Incidentally, as of this post, flickr doesn’t have a single image tagged with “kullenschliff”, but the first image returned for “santoku” is of a blade with this feature.

“aboutness”

In response to:

Hjørland, Birger.(2001) “Towards a Theory of Aboutness, Subject, Topicality, Theme, Domain, Field, Content … And Relevance.” Journal of the American Society for Information Science and Technology 52(9): 774-778.

Layne, Sara Shatford. (1994) “Some issues in the indexing of images.” Journal of the American Society for Information Science 45(8): 583-588

I am against the term “aboutness.” I fail to see how it adds anything that “subject” doesn’t cover already and refer to more clearly. Frequently, or perhaps I should say formerly, I have been fond of the ten-cent word when a five-cent word would do. However, buried under acronyms and initialisms, and swimming a sea of vocabulary drawn from many disciplines, I believe that information scientists should be cautious in adding new terms. I would say, this is even more important when the new term is drawn from a frequently used word. Rheme is a bit arcane to me, but once looked up is relatively clear. A rheme being the comment made about a theme (the topic). It pairs well with theme, and I have no quarrel with its use. “Aboutness”, however, seems to obscure more than illuminate.For example, the photograph here could be said to be about loneliness from an artistic perspective, but the subject of the image is a flower. Alternately, I could say that the subjects of this image are loneliness, a flower, etc. However, it feels unnatural to me to say that this image is about a flower, loneliness, etc. I will also note that Layne states the subject may be both of and about, which I am using as support of Hjørland’s rejection of the term. I am interested in hearing argument in support of the term, but as it stands it bothers me. One can only say that something is “the picture of loneliness” metaphorically.

Lapsana apogonoides

enterprise information contexts

In response to:

Arnon Rosenthal, Len Seligman & Scott Renner. (2004) “From semantic integration to semantics management: case studies and a way forward.” ACM SIGMOD Record 33(4): 44-50.

Philip A. Bernstein & Laura M. Haas. (2008 ) “Information integration in the enterprise.” Communications of the ACM 51(9): 72-79.

Philip A. Bernstein & Sergey Melnik. (2007) “Model management 2.0: manipulating richer mappings.” In Proceedings of the 2007 ACM SIGMOD international conference on Management of data, p. 1-12.”

Data standards, like the metric standard, have to be flexible enough that they can describe anything thrown at them (ergo, the organization projects we are working on, from kitchen knives to computer programs). The metric system began as a French project to derive a unit of measure from the arc of the earth, and now tells time by the jiggle of an atom. Of course, historians for the meter have discovered that the measure of the meter was fudged from the beginning and scientists know that there is no material from which we can derive a unit of measure. All that can be done is to get very, very close.
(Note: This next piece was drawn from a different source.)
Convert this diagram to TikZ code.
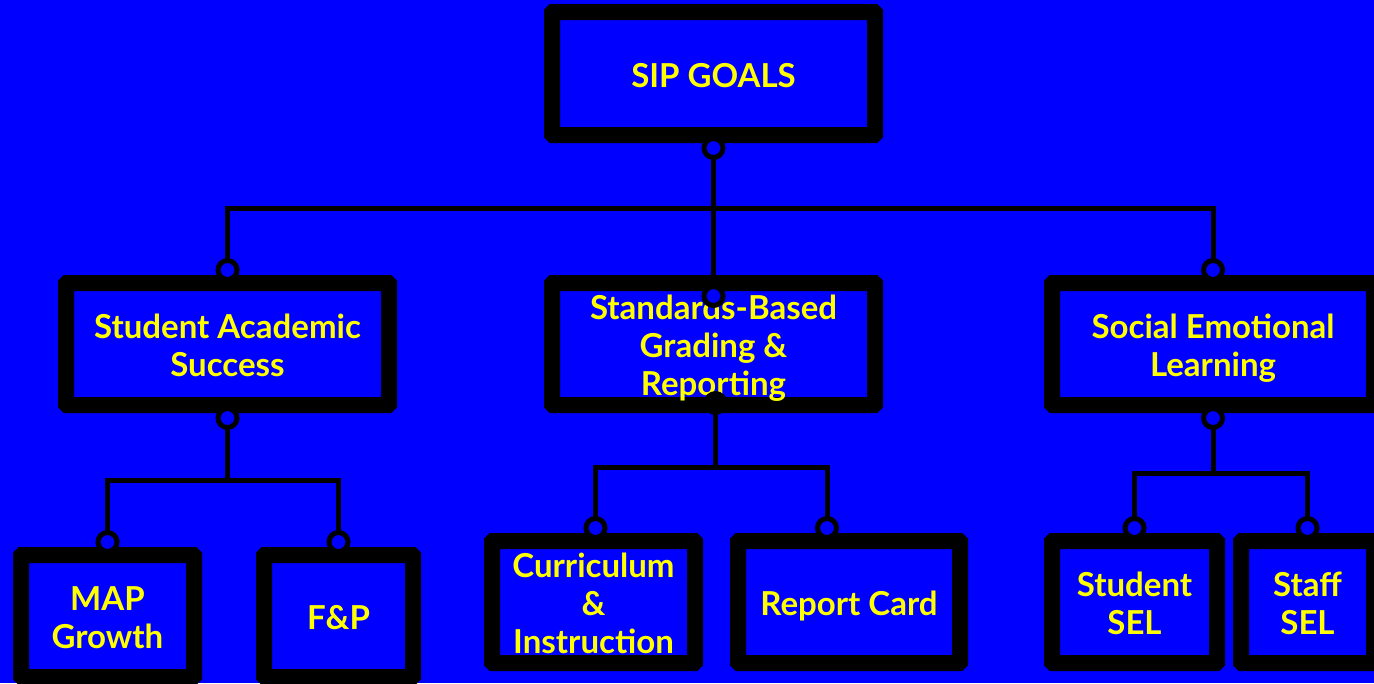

This is to say that from the outset, I was, for the first sentence of the case study, skeptical of the DoD Data Administration Program’s (or any very large organization’s) ability to create a standard that will meet all information needs. The pre-implementation system described rather resembles the measurement standards of pre-meter Europe, but information is not quantifiable in the same way that a measure of length or weight or time is. Unified systems, like the DoD program, thus seem impractical. I might be thinking to narrowly about this, but the case studies cited by Rosenthal appear to support me on this.

Sticking to the analogy, the communities of interest (COI) strategy might be like acknowledging that while oats are best sold in kilograms, a horse can still be measured in hands.

document language

In response to:

Svenonius, Elaine. (2000) “The intellectual foundation of information organization.” Cambridge: MIT Press. Chapter 7.

and

Dunsire, Gordon. (2007) “Distinguishing content from carrier: the RDA/ONIX framework for resource categorization.” D-Lib Magazine 12(1/2): n.p.
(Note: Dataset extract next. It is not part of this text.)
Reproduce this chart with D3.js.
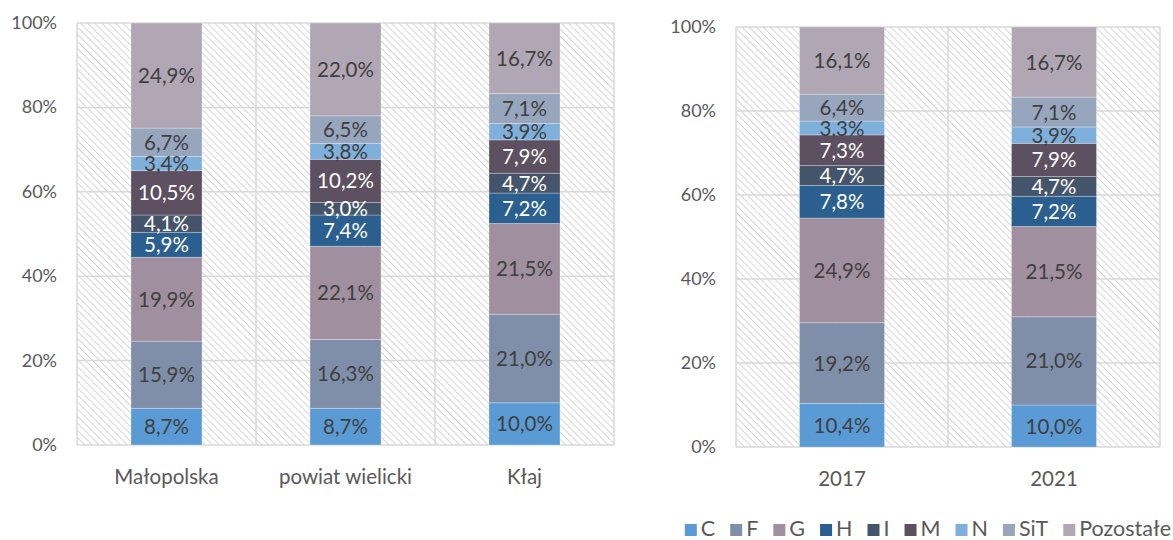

Document language is seemingly the easiest concept we have discussed and so far as traditional bibliographic data is concerned, it might require many rules but it is fairly clear. A book, after all, has a fixed number of pages and is of a particular size. My copy of Jonathan Strange and Mr Norrell is 846 pages (plus a few pages of positive reviews, a title page, and about the author page), is softcover (though here I start having a problem because I don’t know if AACR would prefer the use of “paperback”, but that has connotations for me of a light summer read and at over 800 pages JS & Mr N is pretty hefty for beach reading). It has most certainly been printed since the copyright date of 2004, though the softcover is usually released after the hardcover.
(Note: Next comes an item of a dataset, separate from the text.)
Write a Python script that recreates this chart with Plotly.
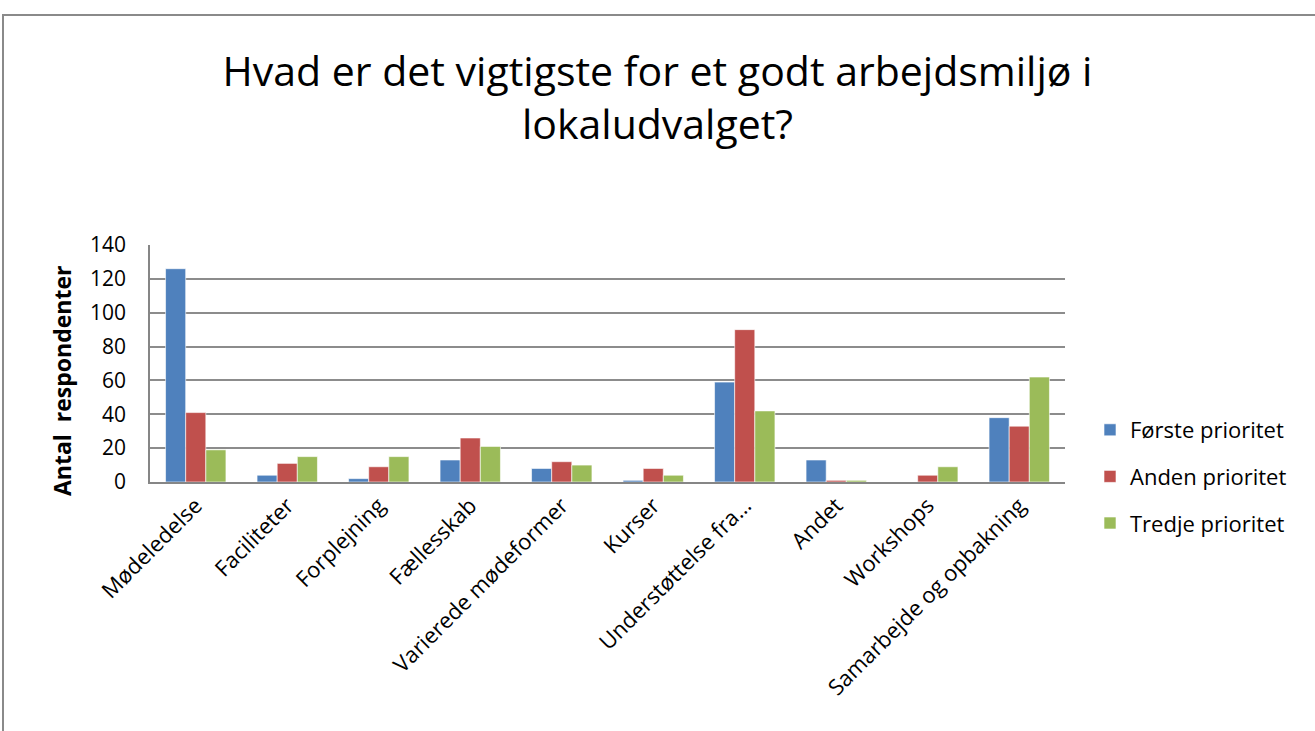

But then there are digital documents. The marketing website for the book I’ve been describing is an example. It has probably been available since shortly before the first release of the book, and it still in existance. I can, however, rely on the book being persistent for years, provided I care for it properly. The website could disappear at anytime. It is, however, primarily text-based, so if I wanted to preserve the “about the author” statements “written” by the main characters of the book I could do that easily. In contrast, the site for the new Coraline film is likely to only be available for a limited time, and is so intensely interactive there would be no way for someone other than the owners to preserve it. Its transitory nature perhaps makes it a bad example, but it does require many of the attributes of a RDA/ONIX record (ImageDimensionality: two dimentional, ImageMovement: mixed?, Interactivity: interactive).

It makes sense to me that many of the attributes of carrier are open to being user defined since they are likely to change over time – at this point we still burn CDs and DVDs fairly frequently, but it is probable that this FixationMethod will be supplanted, though we don’t entirely know how yet. It is interesting that fewer of the content attributes can be user defined, but those that can include subject and genre. I’m not clear on why that would be. I’m also bemused by the SensoryMode attribute (sight; hearing; touch; taste; smell; none).  It comes very close to being able to describe a cake.